Un pastel para dos retrata la dignidad silenciosa de Mahin, una viuda iraní de 70 años que desafía la soledad y la represión moral buscando reconectar con el amor y la libertad perdida de su juventud.
Un pastel para dos (2024)
Puntuación: ★★★½
Dirección: Maryam Moghadam y Behtash Sanaeeha
Reparto: Lili Farhadpour, Esmaeel Mehrabi y Mohammad Heidari
Disponible en Mubi
Hay películas que se escriben sobre la piel de quienes las crean, aún cuando sus autores sean silenciados. Películas que se vuelven, sin pretenderlo, testimonio y resistencia. Esta historia, tejida con la dulzura de lo cotidiano y la soledad persistente de la vejez, es un canto tenue, pero feroz, a la libertad íntima que sobrevive incluso bajo la bota de un régimen represivo.

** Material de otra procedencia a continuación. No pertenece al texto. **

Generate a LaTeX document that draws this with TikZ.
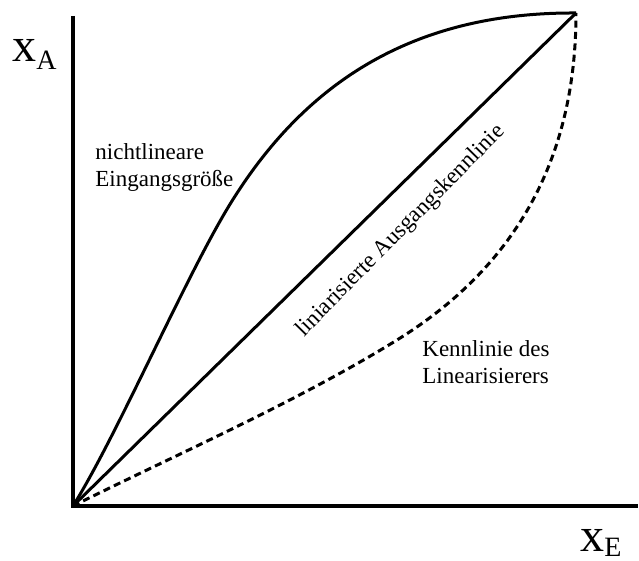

Mahin es, a sus 70 años, una mujer casi transparente para la maquinaria moralista que regula la respiración de las mujeres en Irán. Viuda, madre a distancia, jardinera de su propio aislamiento, parece encarnar esa imagen de resignación silenciosa que muchos esperan de una mujer que ha “cumplido” con su papel social. Pero bajo la capa de costumbres, bajo el pañuelo impuesto, late todavía la memoria de una juventud vivida a la luz —cuando el cabello se soltaba sin miedo y la música era un pasaporte a la alegría. Esta chispa, que resiste en lo profundo, es el verdadero núcleo de la película: el retrato de una dignidad que no necesita grandilocuencia para ser radical.
Es significativo que los cineastas, Maryam Moghaddam y Behtash Sanaeeha, fueran prohibidos de viajar para presentar su obra, y que sus oficinas fueran saqueadas como si la ternura fuera contrabando. Tal vez lo es: cuando un Estado teme una historia que celebra el derecho de una mujer mayor a reencontrar el deseo y la risa, es porque sabe que toda represión se desmorona cuando se toca el alma humana. La amable humanidad de Mahin, que decide buscar compañía sin pedir permiso, es una afrenta mucho más peligrosa que mil discursos incendiarios.
Cada secuencia cotidiana —regar las plantas, reírse de las dolencias compartidas, intercambiar banalidades por FaceTime con una hija que ya vive otro mundo— se vuelve una plegaria fílmica. No hay melodrama: hay un vacío que se va llenando, muy de a poco, con pequeños actos de insurrección doméstica. Tomar un café en un hotel que ya no existe como lo recuerda; mirar de frente a la policía moral; invitar a un hombre a casa. A ojos de la autoridad, son gestos imperdonables; para Mahin, son la restitución de un derecho: volver a sentir.
En la figura de Faramarz, ese taxista veterano y músico silenciado, Mahin encuentra un espejo. Ambos han sido castigados por la vida y por el Estado por amar la música, por bailar, por existir con una leve irreverencia. Cuando se reúnen en la intimidad de la casa de ella, entre vino y pastel, es como si dos exiliados del tiempo volvieran a su patria común: la libertad de ser vulnerables. El encuadre gira con ellos mientras bailan, y en ese lento giro, la cámara revela la grieta luminosa en el muro de la represión.
La película no necesita proclamar grandes consignas. Su rebeldía se condensa en la mirada de Mahin, en su cabello visible, en su negativa a dejar que la soledad sea su condena. Es un recordatorio de que la opresión más eficaz no es la que encarcela cuerpos, sino la que clausura sueños. Mahin, con su modesto vestido, su jardín que florece en la penumbra de Teherán, y su deseo de amar a los setenta, desarma esa estrategia sin levantar la voz.
Quizás por eso el régimen de Irán le teme tanto a este producto. Ya que, Mahin representa un figura que recuerda un pasado sin velos, música sin censura, amores sin permisos. Y mientras haya una chispa que se atreva a bailar, habrá historias que seguirán naciendo, aunque tengan que esconderse en discos duros, viajar de contrabando o cruzar fronteras para ser vistas. La represión es torpe porque subestima la memoria. Y la memoria, a veces, se parece mucho a una mujer que se mira al espejo, sonríe y decide que aún no es tarde para ser feliz.